Cardozo, writing for three other judges, wrote that there was no way that the guard could have known that the package wrapped in newspaper was dangerous, and that pushing the passenger would thereby cause an explosion. The court wrote that "there was nothing in the situation to suggest to the most cautious mind that the parcel wrapped in newspaper would spread wreckage through the station. If the guard had thrown it down knowingly and willfully, he would not have threatened the plaintiff's safety, so far as appearances could warn him." Without any perception that one's actions could harm someone, there could be no duty towards that person, and therefore no negligence for which to impose liability (duty is a matter of law to be decided by a judge; therefore, a finding that there was no duty was sufficient to overturn the jury's guilty verdict).
The court also stated that whether the guard had acted negligently to the passenger he pushed was irrelevant for her claim, because the only negligence that a person can sue for is a wrongful act that violates their own rights. Palsgraf could not sue the guard for pushing the other passenger because that act did not violate a duty to her, as is required for liability under a negligence theory. It is not enough for a plaintiff to merely claim an injury. "If the harm was not willful, he must show that the act as to him had possibilities of danger so many and apparent as to entitle him to be protected against the doing of it though the harm was unintended."
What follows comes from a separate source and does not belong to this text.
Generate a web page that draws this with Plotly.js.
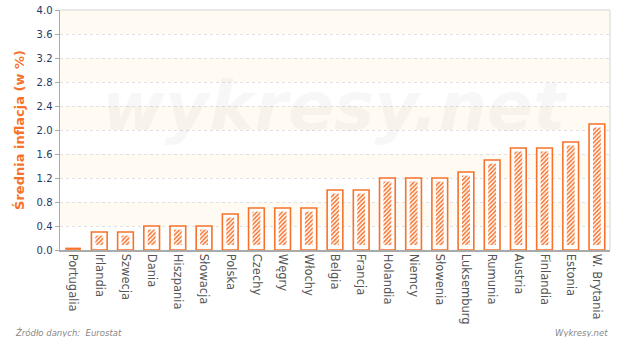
<!DOCTYPE html>
<html>
<head>
<meta charset="utf-8">
<script src="https://cdn.plot.ly/plotly-3.0.1.min.js"></script>
<style>html,body{margin:0;padding:0;background:#fff;}#chart{width:620px;height:337px;}</style>
</head>
<body>
<div id="chart"></div>
<script>
const countries = ["Portugalia","Irlandia","Szwecja","Dania","Hiszpania","Słowacja","Polska","Czechy","Węgry","Włochy","Belgia","Francja","Holandia","Niemcy","Słowenia","Luksemburg","Rumunia","Austria","Finlandia","Estonia","W. Brytania"];
const inflation = [0.0,0.3,0.3,0.4,0.4,0.4,0.6,0.7,0.7,0.7,1.0,1.0,1.2,1.2,1.2,1.3,1.5,1.7,1.7,1.8,2.1];
const yTicks = [0,0.4,0.8,1.2,1.6,2.0,2.4,2.8,3.2,3.6,4.0];

const orange = '#f7722a';
const padTop = 0.06, padBottom = 0.085;
const outerWidth = 0.6;

const outer = {
  type: 'bar', x: countries, y: inflation, width: outerWidth,
  marker: {color: '#ffffff', line: {color: orange, width: 1.6}},
  hoverinfo: 'skip'
};
const inner = {
  type: 'bar', x: countries,
  y: inflation.map(v => v > 0 ? v - padTop - padBottom : null),
  base: inflation.map(v => padBottom),
  width: 0.3,
  marker: {color: '#ffffff', line: {width: 0},
    pattern: {shape: '/', fgcolor: orange, bgcolor: '#ffffff', size: 3, solidity: 0.5}},
  hoverinfo: 'skip'
};

const shapes = [];
for (let i = 0; i + 1 < yTicks.length; i++) {
  if (i % 2 === 1) {
    shapes.push({type: 'rect', xref: 'paper', yref: 'y', x0: 0, x1: 1, y0: yTicks[i], y1: yTicks[i+1],
      fillcolor: '#fffbf3', line: {width: 0}, layer: 'below'});
  }
}
shapes.push({type: 'line', xref: 'paper', yref: 'paper', x0: 0, x1: 1, y0: 1, y1: 1, line: {color: '#e2e2e2', width: 1.5}});
shapes.push({type: 'line', xref: 'paper', yref: 'paper', x0: 1, x1: 1, y0: 0, y1: 1, line: {color: '#e2e2e2', width: 1.5}});
// zero-valued bars are drawn by the reference as a flat orange outline
inflation.forEach((v, i) => {
  if (v === 0) {
    shapes.push({type: 'line', xref: 'x', yref: 'y', ysizemode: 'pixel', yanchor: v,
      x0: i - outerWidth / 2, x1: i + outerWidth / 2, y0: 1.5, y1: 1.5,
      line: {color: orange, width: 1.8}, layer: 'above'});
  }
});

const layout = {
  width: 620, height: 337,
  margin: {l: 60, r: 10, t: 10, b: 87},
  paper_bgcolor: '#ffffff', plot_bgcolor: '#ffffff',
  barmode: 'overlay', showlegend: false,
  font: {family: 'DejaVu Sans, Verdana, sans-serif'},
  xaxis: {
    type: 'category', tickangle: 90, tickfont: {size: 11.5, color: '#555555'},
    showline: true, linecolor: '#aaaaaa', linewidth: 1.5, ticks: '', showgrid: false, zeroline: false
  },
  yaxis: {
    range: [0, 4], tickvals: yTicks, tickformat: '.1f',
    tickfont: {size: 10, color: '#1e3a66'},
    ticks: 'outside', ticklen: 4, tickcolor: '#aaaaaa',
    showline: true, linecolor: '#aaaaaa', linewidth: 1.5,
    showgrid: true, gridcolor: '#e0e0e0', griddash: '3px,3px', gridwidth: 1, zeroline: false,
    title: {text: 'Średnia inflacja (w %)', font: {size: 13, color: orange, family: 'DejaVu Sans, Verdana, sans-serif', weight: 'bold'}, standoff: 9}
  },
  shapes: shapes,
  annotations: [
    {text: 'wykresy.net', xref: 'paper', yref: 'paper', x: 0.5, y: 0.6, showarrow: false,
     font: {size: 68, color: 'rgba(0,0,0,0.03)', family: 'DejaVu Sans, sans-serif', weight: 'bold', style: 'italic'}},
    {text: 'Źródło danych:  Eurostat', xref: 'paper', yref: 'paper', x: -0.085, y: -0.345, xanchor: 'left', yanchor: 'middle', showarrow: false,
     font: {size: 8.5, color: '#888888', style: 'italic'}},
    {text: 'Wykresy.net', xref: 'paper', yref: 'paper', x: 1.0, y: -0.345, xanchor: 'right', yanchor: 'middle', showarrow: false,
     font: {size: 8.5, color: '#888888', style: 'italic'}}
  ]
};

Plotly.newPlot('chart', [outer, inner], layout, {displayModeBar: false, staticPlot: true});
</script>
</body>
</html>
This concept of foreseeability in tort law tends to limit liability to the consequences of an act that could reasonably be foreseen rather than every single consequence that follows. Otherwise, liability could be unlimited in scope, as causes never truly cease having effects far removed in time and space (ex. the Butterfly Effect).
The three-judge dissent, written by Judge Andrews and joined by Judges Frederick Crane and John F. O'Brien, by contrast, saw the case as a matter of proximate cause—Palsgraf's injury could be immediately traced to the wrong committed by the guard, and the fact of the wrong and the fact of the injury should be enough to find negligence (unlike duty, proximate cause is a matter of fact to be determined by a jury; therefore, the dissent would have upheld the jury's guilty verdict).
The dissent took note of recent expansions in New York state tort law, that allowed children to sue for the wrongful death of a parent, and spouses for loss of consortium, arguing that these expansions were based on the fact of injury beyond the foreseen injury of the deceased, and on the needs of public policy. "What we do mean by the word 'proximate' is, that because of convenience, of public policy, of a rough sense of justice, the law arbitrarily declines to trace a series of events beyond a certain point. This is not logic. It is practical politics."[requires citation]
Palsgraf is standard reading for first-year tort students in law schools in many jurisdictions.[1] The American author William Gaddis credited his reading of the Palsgraf case with helping to inspire his novel A Frolic of His Own.[2]